The bill has bipartisan support in concept — commercial vacancy is a visible problem in both urban and suburban markets in both red and blue congressional districts — but limited cosponsors as of Q1 2026. The cosponsorship gap reflects the bill's position in a crowded legislative calendar rather than substantive opposition. There is no organized opposition from the real estate industry, which has historically resisted vacancy registries at the state and local level but has not engaged on this federal legislation.

The CDBG tie-in is both the bill's strength and its potential vulnerability. Requiring CDBG recipients to maintain registries as a condition of funding is a well-established legislative mechanism — CDBG already has extensive reporting and data requirements. But CDBG itself is perennially under budget pressure in appropriations negotiations, and any legislation that expands CDBG reporting requirements could attract opposition from municipal governments concerned about administrative burden.

The most realistic path to passage in 2026 is as an amendment to a larger housing or community development vehicle — the Community Development Improvement Act or similar omnibus legislation — rather than as a standalone bill. Organizations that support the legislation should be communicating that path to their congressional contacts.

What Activation Partners Should Do Now

HR 2410 may or may not pass in 2026. The due diligence problem it addresses exists regardless of its legislative status. There are three actionable responses for activation partners and institutional investors who need better vacancy data now.

Prioritize corridors with voluntary vacancy registries. A meaningful number of business improvement districts and downtown development authorities maintain their own vacancy registries voluntarily, driven by board accountability and grant reporting requirements. These corridors produce the data that HR 2410 would require nationally. Activation partners who systematically favor corridors with voluntary registries get better due diligence data and — incidentally — tend to be working with more professionally managed districts overall, since voluntary registry maintenance is a marker of organizational capacity.

Use commercial data providers as proxies. CoStar, Placer.ai, and Datex Property Solutions all provide commercial occupancy data that can serve as vacancy proxies. CoStar tracks lease transactions and can identify buildings with recent vacancy onset. Placer.ai foot traffic data at the block level can identify corridors with foot traffic patterns inconsistent with full occupancy — a high-vacancy corridor looks different in cellular data than a fully occupied one. These are proxies, not registries, but they are available now and are good enough for initial corridor screening.

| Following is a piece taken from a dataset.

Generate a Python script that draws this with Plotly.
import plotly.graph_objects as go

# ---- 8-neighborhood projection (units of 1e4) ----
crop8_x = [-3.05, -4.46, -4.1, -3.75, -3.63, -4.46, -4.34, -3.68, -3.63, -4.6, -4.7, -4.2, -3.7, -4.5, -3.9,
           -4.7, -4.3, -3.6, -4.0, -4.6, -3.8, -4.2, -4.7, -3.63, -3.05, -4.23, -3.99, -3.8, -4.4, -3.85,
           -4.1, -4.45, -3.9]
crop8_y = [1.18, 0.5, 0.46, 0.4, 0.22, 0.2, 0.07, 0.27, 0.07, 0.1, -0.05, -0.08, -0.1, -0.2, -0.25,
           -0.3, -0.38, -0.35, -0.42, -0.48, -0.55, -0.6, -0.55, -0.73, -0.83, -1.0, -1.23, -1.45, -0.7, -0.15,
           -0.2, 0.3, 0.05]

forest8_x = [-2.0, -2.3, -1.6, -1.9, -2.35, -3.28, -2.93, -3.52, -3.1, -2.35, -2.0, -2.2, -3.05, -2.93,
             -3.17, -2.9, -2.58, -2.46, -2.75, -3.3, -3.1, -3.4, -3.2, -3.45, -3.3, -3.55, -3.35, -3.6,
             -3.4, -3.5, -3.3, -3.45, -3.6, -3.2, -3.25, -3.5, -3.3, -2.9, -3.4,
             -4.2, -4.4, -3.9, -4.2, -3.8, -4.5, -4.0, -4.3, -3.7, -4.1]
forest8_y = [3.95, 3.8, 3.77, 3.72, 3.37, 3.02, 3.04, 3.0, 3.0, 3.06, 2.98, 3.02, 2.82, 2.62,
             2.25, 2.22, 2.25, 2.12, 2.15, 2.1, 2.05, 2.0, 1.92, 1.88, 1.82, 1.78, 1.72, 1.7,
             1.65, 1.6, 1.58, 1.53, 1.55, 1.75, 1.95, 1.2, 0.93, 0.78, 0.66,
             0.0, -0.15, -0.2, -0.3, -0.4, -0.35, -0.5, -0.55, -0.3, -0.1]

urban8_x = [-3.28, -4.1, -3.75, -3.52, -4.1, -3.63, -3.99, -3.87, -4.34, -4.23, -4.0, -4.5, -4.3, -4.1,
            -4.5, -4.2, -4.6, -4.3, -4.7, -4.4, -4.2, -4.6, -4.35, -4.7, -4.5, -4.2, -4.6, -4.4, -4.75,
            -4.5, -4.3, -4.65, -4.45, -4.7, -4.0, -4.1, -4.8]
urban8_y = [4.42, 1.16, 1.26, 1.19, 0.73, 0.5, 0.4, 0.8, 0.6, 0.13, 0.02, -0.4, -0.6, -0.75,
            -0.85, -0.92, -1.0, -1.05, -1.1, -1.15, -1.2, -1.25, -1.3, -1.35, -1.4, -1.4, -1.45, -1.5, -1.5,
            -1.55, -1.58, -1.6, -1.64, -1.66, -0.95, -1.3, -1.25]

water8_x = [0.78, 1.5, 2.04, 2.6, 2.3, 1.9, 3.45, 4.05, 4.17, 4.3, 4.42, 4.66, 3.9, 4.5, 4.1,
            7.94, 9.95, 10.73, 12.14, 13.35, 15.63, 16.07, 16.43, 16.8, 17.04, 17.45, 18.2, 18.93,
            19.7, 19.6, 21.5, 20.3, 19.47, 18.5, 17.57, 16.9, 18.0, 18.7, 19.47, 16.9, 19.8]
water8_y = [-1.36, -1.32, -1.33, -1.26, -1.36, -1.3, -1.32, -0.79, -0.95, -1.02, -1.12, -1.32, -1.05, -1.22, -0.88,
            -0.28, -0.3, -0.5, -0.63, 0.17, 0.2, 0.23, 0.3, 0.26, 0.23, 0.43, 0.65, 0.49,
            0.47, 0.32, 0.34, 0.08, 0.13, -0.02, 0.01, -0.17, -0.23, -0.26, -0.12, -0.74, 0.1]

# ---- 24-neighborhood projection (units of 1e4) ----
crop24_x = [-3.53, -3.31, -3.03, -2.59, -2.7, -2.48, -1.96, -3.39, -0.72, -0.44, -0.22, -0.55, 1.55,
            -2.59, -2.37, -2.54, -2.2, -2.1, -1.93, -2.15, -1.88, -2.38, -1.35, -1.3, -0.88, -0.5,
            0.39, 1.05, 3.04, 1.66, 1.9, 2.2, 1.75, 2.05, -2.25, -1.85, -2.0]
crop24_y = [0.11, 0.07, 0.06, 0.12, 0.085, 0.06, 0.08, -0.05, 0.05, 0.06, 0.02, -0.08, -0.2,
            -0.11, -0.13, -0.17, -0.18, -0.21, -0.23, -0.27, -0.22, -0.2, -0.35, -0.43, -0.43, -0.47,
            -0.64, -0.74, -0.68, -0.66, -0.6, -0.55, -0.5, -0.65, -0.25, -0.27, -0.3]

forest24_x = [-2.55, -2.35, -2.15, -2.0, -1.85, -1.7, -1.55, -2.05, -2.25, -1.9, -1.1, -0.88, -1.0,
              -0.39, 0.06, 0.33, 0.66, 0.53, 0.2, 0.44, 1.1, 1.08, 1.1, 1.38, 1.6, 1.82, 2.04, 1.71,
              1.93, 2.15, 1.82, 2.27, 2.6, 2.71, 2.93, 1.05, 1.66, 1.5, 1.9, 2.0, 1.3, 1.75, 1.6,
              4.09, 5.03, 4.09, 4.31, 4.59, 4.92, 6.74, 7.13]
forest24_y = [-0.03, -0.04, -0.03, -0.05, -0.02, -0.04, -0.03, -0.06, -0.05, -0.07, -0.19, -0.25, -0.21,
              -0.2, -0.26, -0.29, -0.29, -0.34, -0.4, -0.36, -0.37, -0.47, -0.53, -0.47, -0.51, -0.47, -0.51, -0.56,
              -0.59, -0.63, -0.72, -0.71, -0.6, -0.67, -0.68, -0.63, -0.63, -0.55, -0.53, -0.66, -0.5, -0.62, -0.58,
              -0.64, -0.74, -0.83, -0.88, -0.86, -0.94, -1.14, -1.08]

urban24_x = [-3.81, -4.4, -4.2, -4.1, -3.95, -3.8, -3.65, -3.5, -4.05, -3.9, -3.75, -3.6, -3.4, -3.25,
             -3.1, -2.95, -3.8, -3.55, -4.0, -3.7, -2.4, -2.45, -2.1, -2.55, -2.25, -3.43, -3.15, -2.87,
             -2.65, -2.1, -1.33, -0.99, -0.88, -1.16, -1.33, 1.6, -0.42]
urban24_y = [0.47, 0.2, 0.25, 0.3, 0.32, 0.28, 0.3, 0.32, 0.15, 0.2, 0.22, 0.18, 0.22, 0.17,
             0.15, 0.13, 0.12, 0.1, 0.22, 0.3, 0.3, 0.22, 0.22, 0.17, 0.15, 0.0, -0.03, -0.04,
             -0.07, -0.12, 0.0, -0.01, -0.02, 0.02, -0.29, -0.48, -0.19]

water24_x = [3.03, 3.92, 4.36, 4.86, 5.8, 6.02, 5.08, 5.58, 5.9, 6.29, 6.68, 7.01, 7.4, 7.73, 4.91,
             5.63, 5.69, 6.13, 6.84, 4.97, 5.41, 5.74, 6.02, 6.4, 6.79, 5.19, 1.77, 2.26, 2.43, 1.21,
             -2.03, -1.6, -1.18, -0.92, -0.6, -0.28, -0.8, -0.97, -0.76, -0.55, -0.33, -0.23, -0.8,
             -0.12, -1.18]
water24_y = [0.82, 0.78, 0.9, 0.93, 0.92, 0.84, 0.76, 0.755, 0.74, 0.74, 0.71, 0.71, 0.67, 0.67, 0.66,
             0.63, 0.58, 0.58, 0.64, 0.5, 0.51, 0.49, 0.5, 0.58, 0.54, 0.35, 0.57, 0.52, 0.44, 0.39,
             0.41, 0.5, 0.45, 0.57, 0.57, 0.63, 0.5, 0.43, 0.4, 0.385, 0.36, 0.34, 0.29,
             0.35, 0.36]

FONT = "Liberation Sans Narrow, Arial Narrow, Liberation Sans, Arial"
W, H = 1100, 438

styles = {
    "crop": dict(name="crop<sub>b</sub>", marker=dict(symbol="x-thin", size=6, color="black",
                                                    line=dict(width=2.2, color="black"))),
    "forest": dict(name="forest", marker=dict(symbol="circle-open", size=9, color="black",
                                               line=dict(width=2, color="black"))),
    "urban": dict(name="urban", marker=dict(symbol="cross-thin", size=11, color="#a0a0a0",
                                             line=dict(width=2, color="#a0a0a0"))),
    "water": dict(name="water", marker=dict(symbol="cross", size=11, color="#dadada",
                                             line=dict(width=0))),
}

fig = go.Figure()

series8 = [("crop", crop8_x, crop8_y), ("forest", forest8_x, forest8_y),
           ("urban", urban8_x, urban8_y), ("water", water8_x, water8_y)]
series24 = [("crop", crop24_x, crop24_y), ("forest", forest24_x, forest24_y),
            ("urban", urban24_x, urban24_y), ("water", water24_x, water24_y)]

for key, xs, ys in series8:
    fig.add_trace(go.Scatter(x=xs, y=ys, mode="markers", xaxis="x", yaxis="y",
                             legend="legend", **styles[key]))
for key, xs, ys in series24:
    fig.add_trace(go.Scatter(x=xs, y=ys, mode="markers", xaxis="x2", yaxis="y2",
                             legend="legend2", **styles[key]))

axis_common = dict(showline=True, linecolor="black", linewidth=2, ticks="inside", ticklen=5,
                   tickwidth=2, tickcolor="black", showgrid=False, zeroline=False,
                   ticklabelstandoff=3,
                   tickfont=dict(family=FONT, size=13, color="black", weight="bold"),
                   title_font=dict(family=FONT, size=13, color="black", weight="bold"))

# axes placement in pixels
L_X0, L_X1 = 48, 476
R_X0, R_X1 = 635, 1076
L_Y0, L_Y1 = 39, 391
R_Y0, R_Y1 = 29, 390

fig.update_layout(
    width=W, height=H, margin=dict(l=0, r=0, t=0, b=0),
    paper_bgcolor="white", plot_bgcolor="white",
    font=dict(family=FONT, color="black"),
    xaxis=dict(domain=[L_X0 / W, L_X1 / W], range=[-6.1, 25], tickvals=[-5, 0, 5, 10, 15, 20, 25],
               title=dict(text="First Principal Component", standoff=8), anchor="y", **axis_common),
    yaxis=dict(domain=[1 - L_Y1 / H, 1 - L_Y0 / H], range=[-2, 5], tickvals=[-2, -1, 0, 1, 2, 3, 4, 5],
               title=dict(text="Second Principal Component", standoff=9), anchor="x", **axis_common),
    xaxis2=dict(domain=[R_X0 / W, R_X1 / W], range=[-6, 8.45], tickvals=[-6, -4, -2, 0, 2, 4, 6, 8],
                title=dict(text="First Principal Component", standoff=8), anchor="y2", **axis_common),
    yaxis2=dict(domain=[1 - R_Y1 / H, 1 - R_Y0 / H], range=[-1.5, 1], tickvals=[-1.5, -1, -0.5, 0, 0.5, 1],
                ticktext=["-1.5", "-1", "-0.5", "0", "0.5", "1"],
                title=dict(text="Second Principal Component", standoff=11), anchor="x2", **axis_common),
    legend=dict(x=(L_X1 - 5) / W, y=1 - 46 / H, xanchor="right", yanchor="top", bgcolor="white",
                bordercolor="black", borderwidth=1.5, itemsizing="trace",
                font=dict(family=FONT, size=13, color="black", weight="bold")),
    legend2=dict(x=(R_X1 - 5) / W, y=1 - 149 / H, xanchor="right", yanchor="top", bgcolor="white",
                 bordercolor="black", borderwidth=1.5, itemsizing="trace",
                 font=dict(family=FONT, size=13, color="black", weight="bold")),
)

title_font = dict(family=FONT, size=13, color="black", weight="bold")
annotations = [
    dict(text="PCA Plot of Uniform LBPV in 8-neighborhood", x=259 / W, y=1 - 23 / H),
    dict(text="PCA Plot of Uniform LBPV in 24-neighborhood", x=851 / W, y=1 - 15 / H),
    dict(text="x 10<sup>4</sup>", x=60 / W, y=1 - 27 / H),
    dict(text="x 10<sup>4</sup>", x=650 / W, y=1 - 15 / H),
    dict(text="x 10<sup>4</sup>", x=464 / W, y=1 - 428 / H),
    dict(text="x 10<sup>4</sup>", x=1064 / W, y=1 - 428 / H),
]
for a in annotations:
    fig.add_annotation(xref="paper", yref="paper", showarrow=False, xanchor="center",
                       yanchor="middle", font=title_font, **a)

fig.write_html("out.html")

Conduct direct BID outreach for vacancy data. The most reliable non-registry vacancy data source is the district manager. District managers know what is vacant on their corridors — it is their core operational concern. A direct call to a BID manager, framed as corridor research for a potential activation partnership, will typically produce a frank conversation about current vacancy status, recent trends, and expected near-term changes. This is not a substitute for a registry, but it is faster and more accurate than any data product for a specific target corridor.

The Policy Advocacy Case

Organizations in the corridor activation space — BID associations, real estate investment groups, brand trade associations — have a direct interest in HR 2410's passage. The legislation creates a public good (standardized vacancy data) that benefits all participants in the commercial corridor ecosystem and imposes costs (registry maintenance) on municipal governments that already have most of the underlying data in permit and licensing systems. The incremental administrative burden of a standardized registry is modest relative to the market benefit.

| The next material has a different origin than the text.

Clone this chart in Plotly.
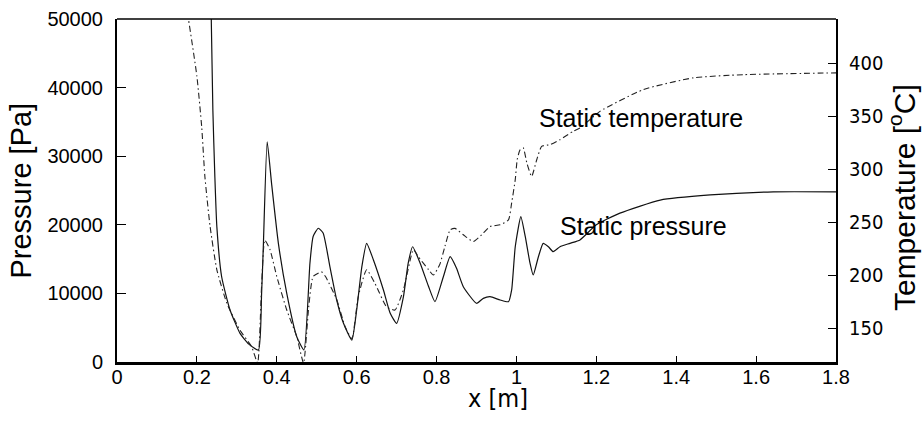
import plotly.graph_objects as go

# Static pressure (solid) : x [m], pressure [Pa]
x_pressure = [0.232, 0.236, 0.240, 0.245, 0.250, 0.262, 0.283, 0.308, 0.330, 0.354,
              0.362, 0.366, 0.376, 0.387, 0.404, 0.425, 0.450, 0.468, 0.483, 0.491,
              0.504, 0.516, 0.533, 0.550, 0.567, 0.588, 0.600, 0.613, 0.625, 0.642,
              0.667, 0.684, 0.700, 0.717, 0.729, 0.740, 0.759, 0.780, 0.796, 0.817,
              0.834, 0.850, 0.867, 0.900, 0.917, 0.934, 0.959, 0.980, 0.988, 0.997,
              1.011, 1.022, 1.034, 1.042, 1.055, 1.067, 1.080, 1.092, 1.109, 1.134,
              1.159, 1.200, 1.259, 1.360, 1.485, 1.643, 1.800]
pressure = [60000, 50000, 36700, 27000, 19700, 12430, 7580, 4180, 2600, 1750,
            10000, 16300, 32100, 26000, 17300, 10000, 3690, 1750, 14400, 18300,
            19500, 18800, 13900, 9040, 5640, 3200, 7580, 13900, 17300, 14870,
            10500, 7100, 5640, 9500, 14400, 16800, 14400, 11000, 8790, 12430,
            15350, 13660, 10980, 8560, 9280, 9520, 9040, 8790, 10500, 16800,
            21200, 18300, 14400, 12680, 15350, 17300, 16800, 16080, 16800, 17300,
            17800, 20000, 21700, 23600, 24350, 24800, 24800]

# Static temperature (dash-dot) : x [m], temperature [°C]
x_temperature = [0.170, 0.179, 0.200, 0.212, 0.220, 0.233, 0.250, 0.275, 0.308, 0.337,
                 0.352, 0.362, 0.370, 0.383, 0.400, 0.425, 0.450, 0.467, 0.480, 0.491,
                 0.512, 0.522, 0.550, 0.571, 0.588, 0.604, 0.625, 0.646, 0.675, 0.696,
                 0.717, 0.742, 0.754, 0.780, 0.792, 0.808, 0.821, 0.834, 0.846, 0.867,
                 0.892, 0.913, 0.934, 0.959, 0.980, 0.988, 0.997, 1.002, 1.009, 1.017,
                 1.026, 1.038, 1.051, 1.063, 1.084, 1.109, 1.142, 1.159, 1.209, 1.318,
                 1.443, 1.568, 1.800]
temperature = [460, 441, 387.5, 340, 293, 246, 205, 173.4, 148, 132.5,
               117, 190, 233, 224, 198.6, 167, 142, 117, 170, 198.6,
               203, 198.6, 177, 151.3, 140, 179.7, 205, 192, 170, 167,
               186, 224, 217.5, 205, 200, 210, 227, 242.7, 244, 238,
               231.6, 238, 245.8, 247.4, 252, 268, 290, 309, 318, 320,
               305.7, 293, 309, 321.4, 323, 327.7, 335.6, 338.7, 354.4, 375,
               386, 389, 390.7]

x_ticks = [0, 0.2, 0.4, 0.6, 0.8, 1.0, 1.2, 1.4, 1.6, 1.8]
p_ticks = [0, 10000, 20000, 30000, 40000, 50000]
p_ticktext = ["0", "10000", "20000", "30000", "40000", "50000"]
t_ticks = [150, 200, 250, 300, 350, 400]

FONT = "Liberation Sans, Arial, sans-serif"
NARROW = "Liberation Sans Narrow, Arial Narrow, DejaVu Sans Condensed, Liberation Sans, sans-serif"

fig = go.Figure()
fig.add_trace(go.Scatter(x=x_pressure, y=pressure, mode="lines",
                         line=dict(color="#111111", width=1.2, shape="spline", smoothing=0.5),
                         name="Static pressure", yaxis="y"))
fig.add_trace(go.Scatter(x=x_temperature, y=temperature, mode="lines",
                         line=dict(color="#222222", width=1.1, dash="6px,3px,1.5px,3px",
                                   shape="spline", smoothing=0.5),
                         name="Static temperature", yaxis="y2"))

fig.update_layout(
    width=923, height=424,
    margin=dict(l=117, r=87, t=19, b=62, autoexpand=False),
    paper_bgcolor="white", plot_bgcolor="white",
    showlegend=False,
    font=dict(family=FONT, color="black"),
    xaxis=dict(range=[0, 1.8], tickvals=x_ticks, ticks="inside", ticklen=6,
               tickwidth=1, tickcolor="black", showline=True, linewidth=2.5,
               linecolor="black", showgrid=False, zeroline=False, automargin=False,
               tickfont=dict(size=20, family=FONT), ticklabelstandoff=-5),
    yaxis=dict(range=[0, 50000], tickvals=p_ticks, ticktext=p_ticktext,
               ticks="inside", ticklen=9, tickwidth=1, tickcolor="black",
               showline=True, linewidth=2, linecolor="black", showgrid=False,
               zeroline=False, automargin=False, tickfont=dict(size=20, family=FONT),
               ticklabelstandoff=8),
    yaxis2=dict(range=[118, 441.5], tickvals=t_ticks, overlaying="y", side="right",
                ticks="inside", ticklen=8, tickwidth=1, tickcolor="black",
                showline=True, linewidth=2, linecolor="black", showgrid=False,
                zeroline=False, automargin=False, tickfont=dict(size=20, family=NARROW),
                ticklabelstandoff=7),
)

# top frame line
fig.add_shape(type="line", xref="paper", yref="paper", x0=0, x1=1, y0=1, y1=1,
              line=dict(color="black", width=1.5))

annos = [
    dict(text="Static temperature", x=0.584, y=0.711, xanchor="left", yanchor="middle",
         font=dict(size=25, family=FONT)),
    dict(text="Static pressure", x=0.613, y=0.397, xanchor="left", yanchor="middle",
         font=dict(size=25, family=FONT)),
    dict(text="Pressure [Pa]", x=-0.1349, y=0.5, textangle=-90, xanchor="center",
         yanchor="middle", font=dict(size=29, family=FONT)),
    dict(text="Temperature [<sup>o</sup>C]", x=1.0918, y=0.478, textangle=-90,
         xanchor="center", yanchor="middle", font=dict(size=30, family=FONT)),
    dict(text="x [m]", x=0.530, y=-0.105, xanchor="center", yanchor="middle",
         font=dict(size=25, family=NARROW)),
]
for a in annos:
    fig.add_annotation(xref="paper", yref="paper", showarrow=False, **a)

# remove the default 8px page margin so the figure fills the window exactly
fig.write_html("out.html", config={"displayModeBar": False},
               post_script="document.body.style.margin='0';")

The most effective advocacy path is through local BID associations and their national organizations (International Downtown Association, Association of Town Center Management) who have standing relationships with members of the Financial Services Committee. Endorsement letters and testimony from BIDs that maintain voluntary registries — demonstrating that the registry model is administratively feasible — are the most persuasive inputs for the committee markup process.